DistCp postpones such checks until the MapReduce job, thus reducing setup time. Performance is enhanced further since these checks are parallelized across multiple maps.
The InputFormats and MapReduce components are responsible for the actual copying of files and directories from the source to the destination path. The listing file created during copy-listing generation is consumed at this point, when the copy is carried out. The classes of interest here include:
UniformSizeInputFormat: This implementation of org.apache.hadoop.mapreduce.InputFormat provides equivalence with Legacy DistCp in balancing load across maps. The aim of the UniformSizeInputFormat is to make each map copy roughly the same number of bytes. Therefore, the listing file is split into groups of paths, such that the sum of file sizes in each InputSplit is nearly equal to every other map. The splitting is not always perfect, but its trivial implementation keeps the setup time low.

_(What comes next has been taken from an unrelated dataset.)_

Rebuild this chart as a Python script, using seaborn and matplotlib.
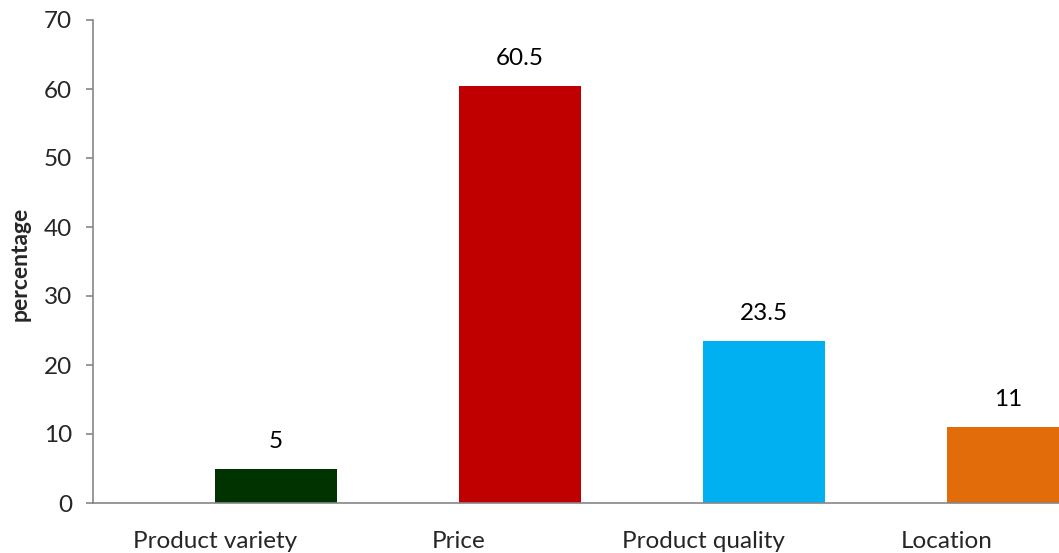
import matplotlib
matplotlib.use("Agg")
import matplotlib.pyplot as plt
import seaborn as sns
import pandas as pd
import numpy as np

categories = ["Product variety", "Price", "Product quality", "Location"]
values = [5, 60.5, 23.5, 11]
colors = ["#003300", "#C00000", "#00B0F0", "#E36C0A"]
y_ticks = [0, 10, 20, 30, 40, 50, 60, 70]

sns.set_theme(style="white")
plt.rcParams["font.family"] = ["Lato", "DejaVu Sans"]

# Two-level hue: an empty placeholder series sits left of each category centre,
# so the real bar occupies the right half of its slot.
df = pd.DataFrame({
    "category": categories * 2,
    "value": [np.nan] * len(categories) + values,
    "series": ["blank"] * len(categories) + ["share"] * len(categories),
})

fig = plt.figure(figsize=(10.59, 5.53), dpi=100)
ax = fig.add_axes([93 / 1059, 50 / 553, 976 / 1059, 483 / 553])

sns.barplot(data=df, x="category", y="value", hue="series",
            hue_order=["blank", "share"], order=categories,
            width=1.0, dodge=True, legend=False, ax=ax,
            palette=["#ffffff", "#ffffff"], saturation=1)

bars = [p for p in ax.patches if np.isfinite(p.get_height()) and p.get_height() > 0]
bars.sort(key=lambda p: p.get_x())
for p, c, v in zip(bars, colors, values):
    p.set_facecolor(c)
    p.set_edgecolor("none")
    ax.annotate(f"{v:g}", (p.get_x() + p.get_width() / 2, v),
                xytext=(0, 12), textcoords="offset points",
                ha="center", va="bottom", fontsize=17.5, color="#000000")

ax.set_xlim(-0.5, 3.5)
ax.set_ylim(0, 70)
ax.set_yticks(y_ticks)
ax.tick_params(axis="y", length=5, width=1.2, color="#868686", direction="out",
               labelsize=17.5, pad=10, left=True)
ax.tick_params(axis="x", length=0, labelsize=17.5, pad=20)
ax.set_xlabel("")
ax.set_ylabel("")
fig.text(20 / 1059, 1 - 264 / 553, "percentage", rotation=90,
         ha="center", va="center", fontsize=16.5, fontweight="bold")

for side in ["top", "right"]:
    ax.spines[side].set_visible(False)
for side in ["left", "bottom"]:
    ax.spines[side].set_color("#868686")
    ax.spines[side].set_linewidth(1.2)

fig.savefig("out.png", dpi=100)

DynamicInputFormat and DynamicRecordReader: The DynamicInputFormat implements org.apache.hadoop.mapreduce.InputFormat, and is new to DistCp. The listing file is split into several “chunk files”, the exact number of chunk files being a multiple of the number of maps requested for in the Hadoop Job. Each map task is “assigned” one of the chunk files (by renaming the chunk to the task’s id), before the Job is launched. Paths are read from each chunk using the DynamicRecordReader, and processed in the CopyMapper. After all of the paths in a chunk are processed, the current chunk is deleted and a new chunk is acquired. The process continues until no more chunks are available. This “dynamic” approach allows faster map tasks to consume more paths than slower ones, thus speeding up the DistCp job overall.
CopyMapper: This class implements the physical file copy. The input paths are checked against the input options (specified in the job configuration), to determine whether a file needs to be copied. A file will be copied only if at least one of the following is true:
A file with the same name does not exist at target.
A file with the same name exists at target, but has a different file size.
A file with the same name exists at target, but has a different checksum, and
-skipcrccheck
is not mentioned.A file with the same name exists at target, but
-overwrite
is specified.A file with the same name exists at target, but differs in block-size (and block-size needs to be preserved).
CopyCommitter: This class is responsible for the commit phase of the DistCp job, including:
Preservation of directory permissions (if specified in the options)
Clean up of temporary files, work directories, etc.